Raw data:
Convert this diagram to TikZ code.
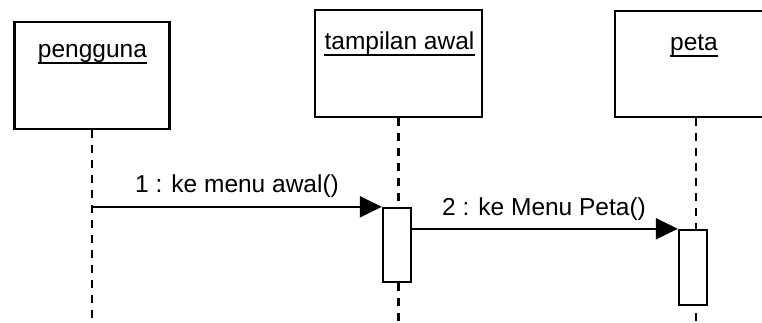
\documentclass[tikz,border=0pt]{standalone}
\usepackage{fontspec}
\setmainfont{Liberation Sans}
\usetikzlibrary{arrows.meta}
\tikzset{
  objbox/.style={draw=black, line width=2.4pt, fill=white, inner sep=0pt},
  actbox/.style={draw=black, line width=2.4pt, fill=white, inner sep=0pt, minimum width=28pt},
  lifeline/.style={draw=black, line width=2.4pt, dash pattern=on 8pt off 7pt},
  msg/.style={draw=black, line width=2.2pt, -{Triangle[length=22pt,width=21pt]}},
  lbl/.style={inner sep=0pt, anchor=base, font=\fontsize{24.5}{28}\selectfont},
  uline/.style={draw=black, line width=1.8pt}
}
\begin{document}
\begin{tikzpicture}[x=1pt,y=-1pt]
\useasboundingbox (0,0) rectangle (762,323);
\clip (0,0) rectangle (762,323);
\fill[white] (0,0) rectangle (762,323);
% object boxes
\node[objbox, minimum width=155pt, minimum height=107pt] (pb) at (92,75.5) {};
\node[objbox, minimum width=167pt, minimum height=107pt] (tb) at (398.5,63.5) {};
\node[objbox, minimum width=162pt, minimum height=106pt] (kb) at (696,64) {};
% lifelines
\coordinate (pe) at (92,330);
\coordinate (te) at (398.5,330);
\coordinate (ke) at (696,330);
\draw[lifeline] (pb.south) -- (pe);
\draw[lifeline] (tb.south) -- (te);
\draw[lifeline] (kb.south) -- (ke);
% box labels
\node[lbl] (pt) at (92.5,58) {pengguna};
\node[lbl] (tt) at (399.5,50) {tampilan awal};
\node[lbl] (kt) at (694,51) {peta};
\draw[uline] ([yshift=-5pt]pt.base west) -- ([yshift=-5pt]pt.base east);
\draw[uline] ([yshift=-5pt]tt.base west) -- ([yshift=-5pt]tt.base east);
\draw[uline] ([yshift=-5pt]kt.base west) -- ([yshift=-5pt]kt.base east);
% activations
\node[actbox, minimum height=74pt] (a1) at (397,245) {};
\node[actbox, minimum height=75pt] (a2) at (693,267.5) {};
% messages
\draw[msg] (a1.north west -| pb.south) -- (a1.north west);
\draw[msg] (a1.east |- a2.north west) -- (a2.north west);
\node[lbl] (m1) at (237,192) {1 : ke menu awal()};
\node[lbl] (m2) at (544,215) {2 : ke Menu Peta()};
\end{tikzpicture}
\end{document}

What is asked: Using the material above, return every line exactly as it appears, minus the pictures.

Answer in full:
Convert this diagram to TikZ code.
\documentclass[tikz,border=0pt]{standalone}
\usepackage{fontspec}
\setmainfont{Liberation Sans}
\usetikzlibrary{arrows.meta}
\tikzset{
  objbox/.style={draw=black, line width=2.4pt, fill=white, inner sep=0pt},
  actbox/.style={draw=black, line width=2.4pt, fill=white, inner sep=0pt, minimum width=28pt},
  lifeline/.style={draw=black, line width=2.4pt, dash pattern=on 8pt off 7pt},
  msg/.style={draw=black, line width=2.2pt, -{Triangle[length=22pt,width=21pt]}},
  lbl/.style={inner sep=0pt, anchor=base, font=\fontsize{24.5}{28}\selectfont},
  uline/.style={draw=black, line width=1.8pt}
}
\begin{document}
\begin{tikzpicture}[x=1pt,y=-1pt]
\useasboundingbox (0,0) rectangle (762,323);
\clip (0,0) rectangle (762,323);
\fill[white] (0,0) rectangle (762,323);
% object boxes
\node[objbox, minimum width=155pt, minimum height=107pt] (pb) at (92,75.5) {};
\node[objbox, minimum width=167pt, minimum height=107pt] (tb) at (398.5,63.5) {};
\node[objbox, minimum width=162pt, minimum height=106pt] (kb) at (696,64) {};
% lifelines
\coordinate (pe) at (92,330);
\coordinate (te) at (398.5,330);
\coordinate (ke) at (696,330);
\draw[lifeline] (pb.south) -- (pe);
\draw[lifeline] (tb.south) -- (te);
\draw[lifeline] (kb.south) -- (ke);
% box labels
\node[lbl] (pt) at (92.5,58) {pengguna};
\node[lbl] (tt) at (399.5,50) {tampilan awal};
\node[lbl] (kt) at (694,51) {peta};
\draw[uline] ([yshift=-5pt]pt.base west) -- ([yshift=-5pt]pt.base east);
\draw[uline] ([yshift=-5pt]tt.base west) -- ([yshift=-5pt]tt.base east);
\draw[uline] ([yshift=-5pt]kt.base west) -- ([yshift=-5pt]kt.base east);
% activations
\node[actbox, minimum height=74pt] (a1) at (397,245) {};
\node[actbox, minimum height=75pt] (a2) at (693,267.5) {};
% messages
\draw[msg] (a1.north west -| pb.south) -- (a1.north west);
\draw[msg] (a1.east |- a2.north west) -- (a2.north west);
\node[lbl] (m1) at (237,192) {1 : ke menu awal()};
\node[lbl] (m2) at (544,215) {2 : ke Menu Peta()};
\end{tikzpicture}
\end{document}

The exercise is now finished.